Ukraine's call for the Army Tactical Missile System (ATACMS) has been answered, NBC News reported on Friday 22 September, with American President Joe Biden telling Ukrainian President Volodymyr Zelenskyy that the US will provide the long range missile system, according to three US Officials and a congressional official familiar with the discussions.
The report suggests that the ATACMS system, which can be fired from a conventional HIMARS platform, will be equipped with a cluster munition warheads instead of the normal high explosive payload, and will be in a small supply with an indefinite date for the announcement and delivery.
The provision of ATACMS had been the subject of debate in Washington, with concerns expressed over the supply of longer-range missiles that could strike deep inside Russian territory and risk deepening the conflict.
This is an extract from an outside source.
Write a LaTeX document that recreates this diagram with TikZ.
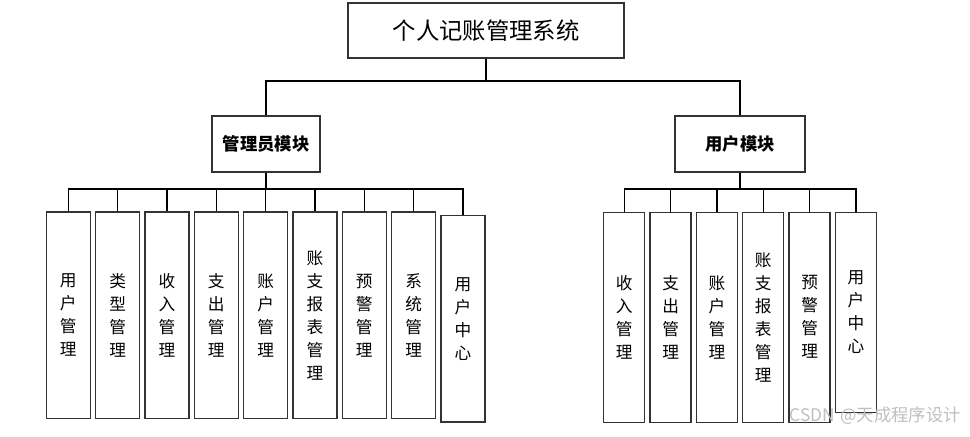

On the 16 September, four US senators signed a letter urging the Biden administration to provide the ATACMS for Ukraine, making forthright arguments around the greater US national defence position.
Linas Linkevicus, former Minister of Defence and Former Foreign Affairs Minister for Lithuania pointed to the significance of the provision to Ukraine of ATACMS, which have a range of up to 300 kilometres, noting that the supply of ATACMS is a shift in US policy.
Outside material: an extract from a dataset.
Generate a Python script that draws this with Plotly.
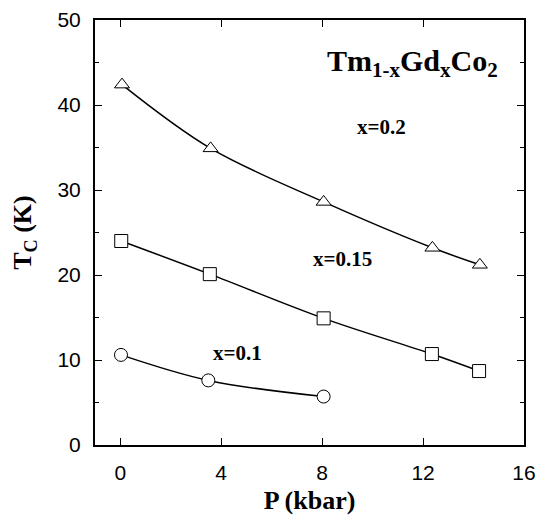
import plotly.graph_objects as go

# Data
p_x02 = [0.07, 3.58, 8.06, 12.37, 14.25]
tc_x02 = [42.4, 34.9, 28.6, 23.2, 21.2]

p_x015 = [0.04, 3.55, 8.06, 12.35, 14.22]
tc_x015 = [24.0, 20.1, 14.9, 10.7, 8.7]

p_x01 = [0.03, 3.49, 8.06]
tc_x01 = [10.6, 7.6, 5.7]

x_ticks = [0, 4, 8, 12, 16]
y_ticks = [0, 10, 20, 30, 40, 50]

series = [
    (p_x02, tc_x02, "triangle-up"),
    (p_x015, tc_x015, "square"),
    (p_x01, tc_x01, "circle"),
]

fig = go.Figure()
for xs, ys, sym in series:
    fig.add_trace(go.Scatter(
        x=xs, y=ys, mode="lines+markers",
        line=dict(color="black", width=1.5, shape="spline", smoothing=1.0),
        marker=dict(symbol=sym, size=13, color="white",
                    line=dict(color="black", width=1)),
        showlegend=False,
    ))

serif = "Liberation Serif"
labels = [
    (10.34, 37.4, "x=0.2"),
    (8.79, 21.9, "x=0.15"),
    (4.66, 10.8, "x=0.1"),
]
for lx, ly, txt in labels:
    fig.add_annotation(x=lx, y=ly, text="<b>%s</b>" % txt, showarrow=False,
                       font=dict(family=serif, size=21, color="black"))

fig.add_annotation(x=11.59, y=45.0,
                   text="<b>Tm<sub>1-x</sub>Gd<sub>x</sub>Co<sub>2</sub></b>",
                   showarrow=False,
                   font=dict(family=serif, size=30, color="black"))

fig.update_layout(
    width=537, height=519,
    margin=dict(l=95, r=13, t=20, b=74),
    paper_bgcolor="white", plot_bgcolor="white",
    font=dict(family="Liberation Sans", color="black"),
)
fig.update_xaxes(
    range=[-1, 16], tickvals=x_ticks, ticktext=[str(v) for v in x_ticks],
    ticks="inside", ticklen=7, tickwidth=1, tickcolor="black",
    showline=True, linecolor="black", linewidth=2, mirror="allticks",
    showgrid=False, zeroline=False, automargin=False,
    ticklabelstandoff=8,
    tickfont=dict(family="Liberation Sans", size=21),
    title=dict(text="<b>P (kbar)</b>", font=dict(family=serif, size=26), standoff=8),
)
fig.update_yaxes(
    range=[0, 50], tickvals=y_ticks, ticktext=[str(v) for v in y_ticks],
    ticks="inside", ticklen=7, tickwidth=1, tickcolor="black",
    minor=dict(dtick=5, ticks="inside", ticklen=4, tickcolor="black", showgrid=False),
    showline=True, linecolor="black", linewidth=2, mirror="allticks",
    showgrid=False, zeroline=False, automargin=False,
    ticklabelstandoff=8,
    tickfont=dict(family="Liberation Sans", size=21),
    title=dict(text="<b>T<sub>C</sub> (K)</b>", font=dict(family=serif, size=26), standoff=18),
)

fig.write_html("out.html", config={"displayModeBar": False},
               post_script="document.body.style.margin='0';document.body.style.overflow='hidden';")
So far, Biden's administration had deferred from the provision weapons that could be used to strike deep into Russia, balancing support of Ukraine with calls to avoid provocative or escalatory behaviour.
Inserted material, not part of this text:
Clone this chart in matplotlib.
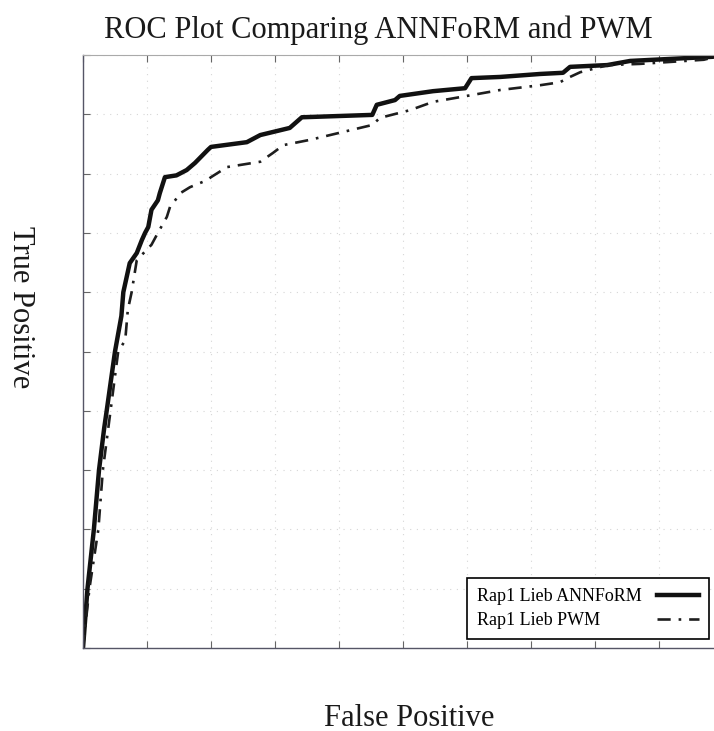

Russia's Ministry of Foreign Affairs warned earlier this month that the US would be considered a "party to the conflict" in Ukraine if the US provided longer-range missiles to Kyiv, Aljazeera reported.
Konstantin Gavrilov, head of the Russian delegation to the Vienna talks on military security and arms control, said that Russia’s response to potential US deliveries of its ATACMS missiles to Ukraine would not be long in coming, reported Russian News Agency TASS on 13 September.
The provision of the long-range Storm Shadow/SCALP cruise missiles by the UK resulted in the 13 September attacks against a critical Russian naval shipyard in Sevastopol that was sustaining Russia's Black Sea Fleet, and on 21 September a combination of Neptune cruise missiles and drones destroyed an S-400 "Triumph" Air Defence System worth $500m in Yevpatoriya, on Crimea's western coast, the second S-400 destroyed in recent weeks.